For more info, see Section How it Works.

Version 1.2 with Preetham model [5] (and other corrections):

Profiling window:

• Profiling data structure tracks the duration of each unique profiling record ordered by the most recently updated.
• Using i5-6200U (2-core, 4 threads) CPU with AVX enabled and NVIDIA GT 940M, at 512x512 tile resolution the application runs at ~34 FPS. There is lot of room for optimization.
• In version 1.2, function to compute waves was parallelized using OpenMP. Time to compute the waves decreased considerably. On the same system, the application runs at ~46 FPS.

TODO: possible features in the future

In no particular order:

• Endless - solving the tiling artifacts
• Gerstner waves model (in compute shaders?)
• Rendering: Ray marched
• LOD. anti-aliasing
• Foam rendering
• Optimization of wave generation, (compute shaders?)

Dependencies

• C++17 compilant compiler
• CMake
• Vulkan SDK

Used Libraries

• window abstraction: GLFW3
• logging library: SPDLOG
• math library: GLM
• GUI library: ImGui
• image loading library: STB
• shader tools (e.g. compilation): Shaderc
• FFT library: FFTW version 3.3.10

How to compile

Tested on Ubuntu 20.04 LTS, in root dir:

$ mkdir build && cd build
$ cmake ..
$ make
$ ./water

How it Works

Representation

Water surface is represented using two 2D textures - height maps:

• Displacement map: each sample contains horizontal displacements and vertical displacement (height),
• Normal map: each sample contains slope, and displacement derivatives to compute the normal.

These two textures are computed on CPU based on the Tessendorf's choppy waves method of simulating ocean surfrace [1] using FFTW library.

Mesh

A square grid of vertices is computed, with predefined resolution (number of vertices per side) and the distance between them.
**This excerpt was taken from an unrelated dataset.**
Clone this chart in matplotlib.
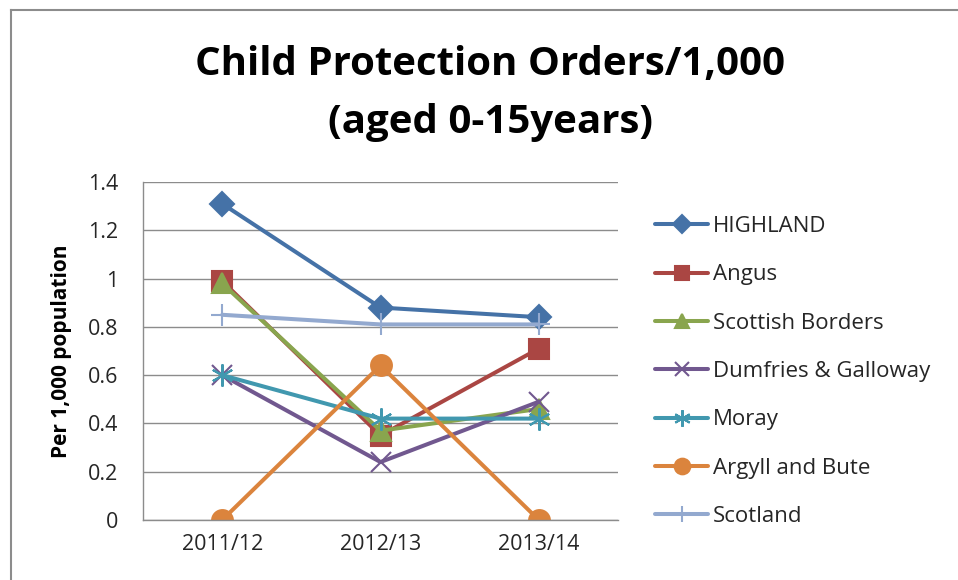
import matplotlib
matplotlib.use("Agg")
import matplotlib.pyplot as plt
from matplotlib.lines import Line2D

years = ["2011/12", "2012/13", "2013/14"]
highland = [1.31, 0.88, 0.84]
angus = [0.99, 0.35, 0.71]
borders = [0.98, 0.37, 0.46]
dumfries = [0.60, 0.24, 0.49]
moray = [0.60, 0.42, 0.42]
argyll = [0.0, 0.64, 0.0]
scotland = [0.85, 0.81, 0.81]

series = [
    ("HIGHLAND", highland, "#4572A7", "D", 12),
    ("Angus", angus, "#AA4643", "s", 14),
    ("Scottish Borders", borders, "#89A54E", "^", 14),
    ("Dumfries & Galloway", dumfries, "#71588F", "x", 14),
    ("Moray", moray, "#4198AF", (6, 2, 0), 16),
    ("Argyll and Bute", argyll, "#DB843D", "o", 15),
    ("Scotland", scotland, "#93A9CF", "+", 16),
]

plt.rcParams['font.family'] = ['Open Sans', 'DejaVu Sans']
txt = '#262626'

fig = plt.figure(figsize=(9.58, 5.8), dpi=100)
ax = fig.add_axes([143/958, 1-520/580, (618-143)/958, (520-182)/580])

x = list(range(len(years)))
for name, vals, color, marker, ms in series:
    ax.plot(x, vals, color=color, lw=2.9, marker=marker, ms=ms,
            markeredgecolor=color, markerfacecolor=color, markeredgewidth=1.5,
            label=name, solid_capstyle='round')

ax.set_xlim(-0.5, 2.5)
ax.set_ylim(0, 1.4)
ax.set_yticks([0, 0.2, 0.4, 0.6, 0.8, 1.0, 1.2, 1.4])
ax.set_yticklabels(["0", "0.2", "0.4", "0.6", "0.8", "1", "1.2", "1.4"])
ax.set_xticks(x)
ax.set_xticklabels(years)
ax.tick_params(axis='both', length=0, labelsize=15.5, colors=txt)
ax.tick_params(axis='y', pad=18)
ax.tick_params(axis='x', pad=10)
ax.yaxis.grid(True, color='#8c8c8c', lw=1)
ax.set_axisbelow(True)
for s in ['top', 'right']:
    ax.spines[s].set_visible(False)
for s in ['left', 'bottom']:
    ax.spines[s].set_color('#8c8c8c')
    ax.spines[s].set_linewidth(1)

fig.text(62/958, 1-351/580, "Per 1,000 population", rotation=90, ha='center', va='center',
         fontsize=15, fontweight='bold', color='black')

fig.text(0.512, 1-65/580, "Child Protection Orders/1,000", ha='center', va='center',
         fontsize=29, fontweight='bold')
fig.text(0.512, 1-122/580, "(aged 0-15years)", ha='center', va='center',
         fontsize=29, fontweight='bold')

leg = fig.legend(loc='upper left', bbox_to_anchor=(655/958, 1-216/580), frameon=False,
                 fontsize=16, handlelength=2.4, handletextpad=0.2, labelspacing=1.23,
                 borderaxespad=0, borderpad=0, markerscale=0.75)
for t in leg.get_texts():
    t.set_color(txt)

# frame (top and left border)
fig.add_artist(Line2D([11/958, 1], [1-10/580, 1-10/580], color='#8c8c8c', lw=1.5,
                      transform=fig.transFigure))
fig.add_artist(Line2D([11/958, 11/958], [0, 1-10/580], color='#8c8c8c', lw=1.5,
                      transform=fig.transFigure))

fig.savefig("out.png", dpi=100)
This mesh is then rendered with the two textures bound. Vertex positions are displaced using the displacement map. Normals are obtained by sampling the normal map and computing the vertex' normal [1].

Shading

The color of the water surface is computed per fragment based on the methods in articles [2] and [3] with the use of geometrical (ray) optics equations mentioned in [4]. Water surface is treated as a collection of locally planar facets. Light transport across a flat surface is simulated based on Blinn-Phong reflection model. In short: Rays are traced from the camera to each fragment on the water surface. At the fragment's position, sky and sun contributions are computed. Then the ray gets refracted along the surface and it is absorbed and scattered in the water until it reaches an imaginary underwater ground plane at a certain depth. The final color is composited from these contributions using Fresnel's formula.
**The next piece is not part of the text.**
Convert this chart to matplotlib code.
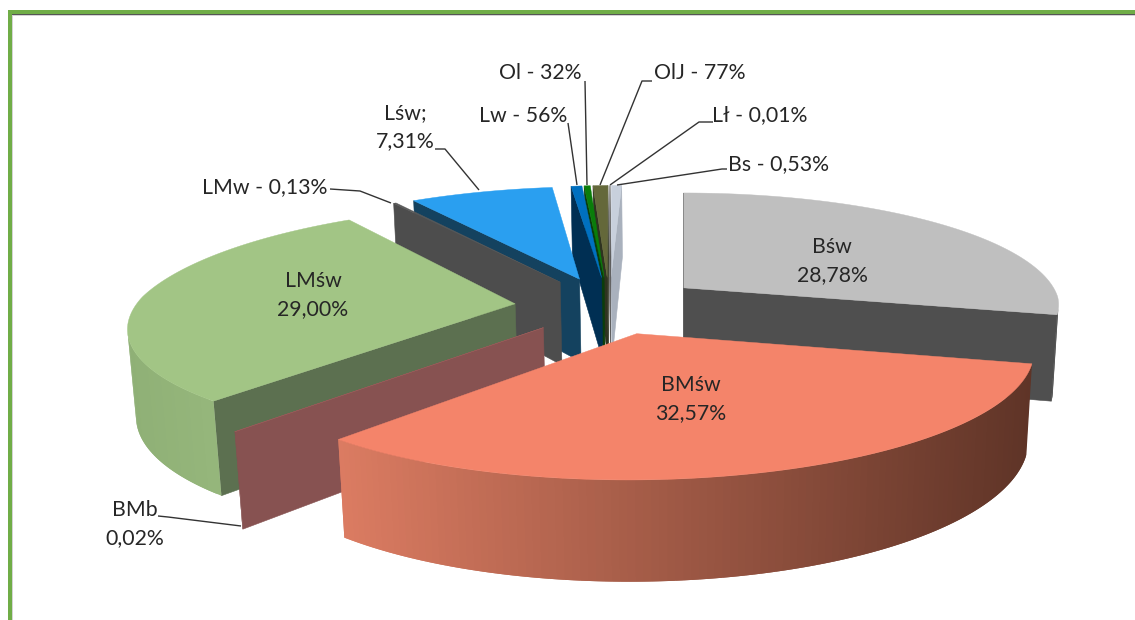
import numpy as np
from matplotlib import pyplot as plt
from matplotlib.colors import to_rgb
from matplotlib.patches import Polygon, Rectangle

plt.rcParams['font.family'] = ['Lato', 'DejaVu Sans']

# shares in percent, clockwise from 12 o'clock
names = ['Bśw', 'BMśw', 'BMb', 'LMśw', 'LMw', 'Lśw', 'Lw', 'Ol', 'OlJ', 'Lł', 'Bs']
shares = [28.78, 32.57, 0.02, 29.00, 0.13, 7.31, 0.56, 0.32, 0.77, 0.01, 0.53]

top_colors = ['#bfbfbf', '#f4846a', '#9a5c5a', '#a2c585', '#595959', '#2a9ff0',
              '#0070c0', '#0a7d0a', '#64683a', '#7f7f7f', '#c8d0dc']
face_colors = ['#4f4f4f', '#8a4a3a', '#875251', '#5c7050', '#4d4d4d', '#14425f',
               '#002f53', '#0b3d0b', '#2f3320', '#555555', '#a9b1bd']
rim_left = ['#4f4f4f', '#dc7c62', '#875251', '#8fb076', '#4d4d4d', '#14425f',
            '#002f53', '#0b3d0b', '#2f3320', '#555555', '#a9b1bd']
rim_right = ['#4f4f4f', '#5f3427', '#875251', '#9fc083', '#4d4d4d', '#14425f',
             '#002f53', '#0b3d0b', '#2f3320', '#555555', '#a9b1bd']

# labels and their leader lines (pixels)
inside_labels = [('Bśw\n28,78%', 832, 261), ('BMśw\n32,57%', 691, 399),
                 ('LMśw\n29,00%', 313, 295)]
outside_labels = [('LMw - 0,13%', 265, 187), ('Lśw;\n7,31%', 405, 127),
                  ('Lw - 56%', 523, 116), ('Ol - 32%', 540, 73),
                  ('OlJ - 77%', 700, 73), ('Lł - 0,01%', 760, 115),
                  ('Bs - 0,53%', 779, 164), ('BMb\n0,02%', 135, 524)]
leaders = [[(330, 189), (360, 191), (391, 203)],
           [(435, 149), (445, 149), (479, 190)],
           [(568, 123), (577, 185)],
           [(585, 81), (587, 185)],
           [(652, 81), (642, 81), (600, 185)],
           [(713, 122), (699, 122), (610, 185)],
           [(727, 169), (722, 169), (617, 185)],
           [(158, 516), (168, 517), (241, 526)]]

# projection, fitted to the picture
view_x, view_y = 683, 297
radius_px, height_px = 375, 86
depth_far, depth_near = 115, 112
persp_far, persp_near = 0.18, 0.15
persp_z = 0.015
center = (-0.194, -0.074)
explode = 0.25


def project(x, y, z=0.0):
    y = np.asarray(y, dtype=float)
    p = np.where(y > 0, persp_far, persp_near)
    d = np.where(y > 0, depth_far, depth_near)
    f = 1 / (1 + p * y + persp_z * z)
    return view_x + radius_px * x * f, view_y - d * y * f + height_px * z * f


def mix(c0, c1, t):
    a, b = np.array(to_rgb(c0)), np.array(to_rgb(c1))
    return tuple(a + (b - a) * t)


def faces_camera(px, py, nx, ny):
    # camera sits in front of the pie, at x=0
    return nx * (0 - px) + ny * (-1 / persp_far - py) > 0


fig = plt.figure(figsize=(11.35, 6.2), dpi=100)
ax = fig.add_axes([0, 0, 1, 1])
ax.set_xlim(0, 1135)
ax.set_ylim(620, 0)
ax.axis('off')

# frame
ax.add_patch(Rectangle((8, 10), 1127, 4, color='#70ad47', lw=0))
ax.add_patch(Rectangle((8, 10), 4, 610, color='#70ad47', lw=0))
ax.add_patch(Rectangle((12, 14), 1123, 1.2, color='#555555', lw=0))
ax.add_patch(Rectangle((12, 15), 1123, 1, color='#d4d4d4', lw=0))
ax.add_patch(Rectangle((12, 15), 1, 605, color='#d4d4d4', lw=0))

edges = np.concatenate([[0], np.cumsum(shares)]) / sum(shares) * 2 * np.pi
mids = (edges[:-1] + edges[1:]) / 2

# far slices first
for i in sorted(range(len(shares)), key=lambda k: -np.cos(mids[k])):
    a0, a1 = edges[i], edges[i + 1]
    ox = center[0] + explode * np.sin(mids[i])
    oy = center[1] + explode * np.cos(mids[i])
    th = np.linspace(a0, a1, max(3, int(np.degrees(a1 - a0)) + 2))
    xs = ox + np.sin(th)
    ys = oy + np.cos(th)

    # radial cut faces
    for a, sign, xe, ye in [(a0, -1, xs[0], ys[0]), (a1, 1, xs[-1], ys[-1])]:
        nx, ny = sign * np.cos(a), -sign * np.sin(a)
        if faces_camera(ox, oy, nx, ny):
            pts = [project(ox, oy), project(xe, ye), project(xe, ye, 1), project(ox, oy, 1)]
            ax.add_patch(Polygon(np.array(pts, dtype=float), closed=True,
                                 fc=face_colors[i], ec=face_colors[i], lw=0.4))

    # outer rim, shaded along x; every piece runs under the next so no seams show
    xpix = project(xs, ys)[0]
    for j in range(len(th) - 1):
        tm = (th[j] + th[j + 1]) / 2
        if not faces_camera(ox + np.sin(tm), oy + np.cos(tm), np.sin(tm), np.cos(tm)):
            continue
        t = np.clip((xpix[j] - xpix.min()) / max(1, xpix.max() - xpix.min()), 0, 1)
        k = min(j + 2, len(th) - 1)
        pts = [project(xs[j], ys[j]), project(xs[k], ys[k]),
               project(xs[k], ys[k], 1), project(xs[j], ys[j], 1)]
        ax.add_patch(Polygon(np.array(pts, dtype=float), closed=True,
                             fc=mix(rim_left[i], rim_right[i], t), lw=0))

    # top
    px, py = project(xs, ys)
    pts = [np.array(project(ox, oy), dtype=float)] + list(zip(px, py))
    ax.add_patch(Polygon(np.array(pts, dtype=float), closed=True,
                         fc=top_colors[i], ec=top_colors[i], lw=0.3))

for pts in leaders:
    ax.plot(*zip(*pts), color='#333333', lw=1.0, solid_capstyle='butt')

for txt, x, y in inside_labels + outside_labels:
    ax.text(x, y, txt, ha='center', va='center', fontsize=15.3, color='#262626',
            linespacing=1.45)

fig.savefig('out.png', dpi=100)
Based on Tessendorf's notes [1], the amount of outgoing radiance $L$ from a fragment on the water surface (simply fragment) to the camera is computed in simplified terms as:

$$L = F_r L_s + F_r L_a + F_t L_u,$$

where

• $F_r$ is the Fresnel reflectivity for reflection from the fragment to the camera,
• $L_s$ is the amount of light coming directly from the sun to the fragment where it is reflected to the camera,
• $L_a$ is the diffuse atmospheric skylight,
• $F_t$ is the Fresnel transmissivity for the light $L_u$ coming up from below the surface, that is refracted at the fragment into the camera
• $L_u$ is the light just below the surface that is transmitted through the surface into the air.
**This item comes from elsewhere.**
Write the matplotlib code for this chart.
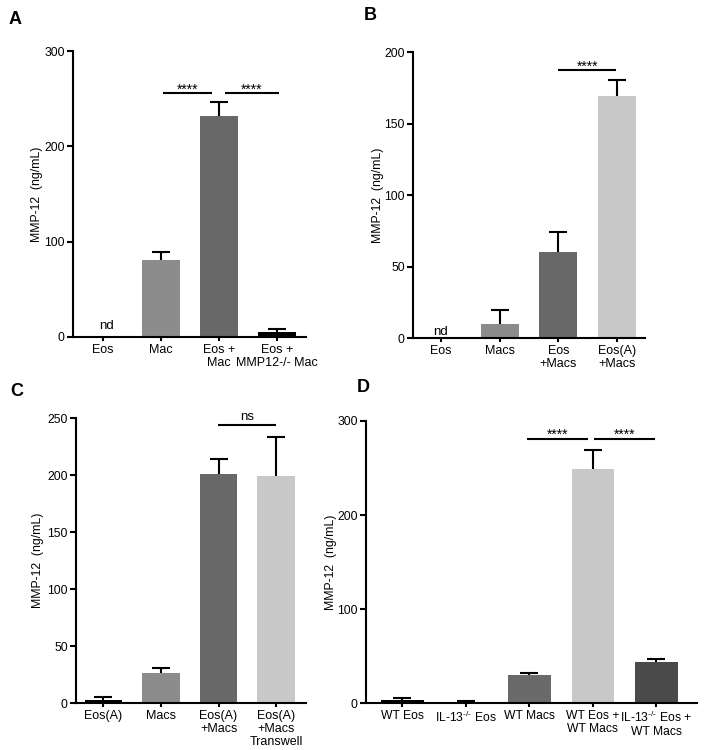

Below is an overview of the algorihm to compute $L$, which is based on the article by Baboud, Décoret [3]:

1. A ray $r_v$ is constructed from the camera to a fragment on the water surface with position $p_w$,
2. $L_s$ is computed,
3. $L_a$ is computed,
4. Fresnel reflectance is computed,
5. direction of the refracted ray $t$ is computed and a ray $r_t$ is constructed from the position $p_w$ with the vector $t$ as its direction,
6. an intersection $p_g$ is computed with ray $r_t$ and the infinite horizontal underwater plane at depth $d$,
7. color and normal of the underwater plane are sampled at the point $p_g$ to compute the outgoing radiance $L_g$ from the plane to the direction of the ray $r_t$,
8. $L_u$ is computed by attenuating $L_g$ and the constant diffuse irradiance just below the water surface,
9. the final color of the fragment on the water surface is computed as previously stated using the formula from [1].

The equations and values used to compute absorption, scattering and other coefficients are from sources [2], [4] and [6].

Sources

[1] Tessendorf J. Simulating Ocean Water. SIGGRAPH 99 Course Notes. 1999.
[2] Premože S., Ashikhmin M. Rendering Natural Waters. Computer Graphics forum. EUROGRAPHICS 2001.
[3] Baboud L., Décoret X. Realistic Water Volumes in Real-Time. Eurographics Workshop on Natural Phenomena 2006.
[4] Mobley C., Boss E., Roesler C. Ocean Optics Web Book. [online]. https://www.oceanopticsbook.info/.
[5] Preetham A. J., Shirley P., Smits B. A Practical Analytic Model for Daylight. SIGGRAPH 1999.
[6] Morel A. Optical modeling of the upper ocean in relation to its biogenus matter content (case I waters). Journal of Geophysical Research, 93(C9):10,749–10,768, 1988.

License

MIT license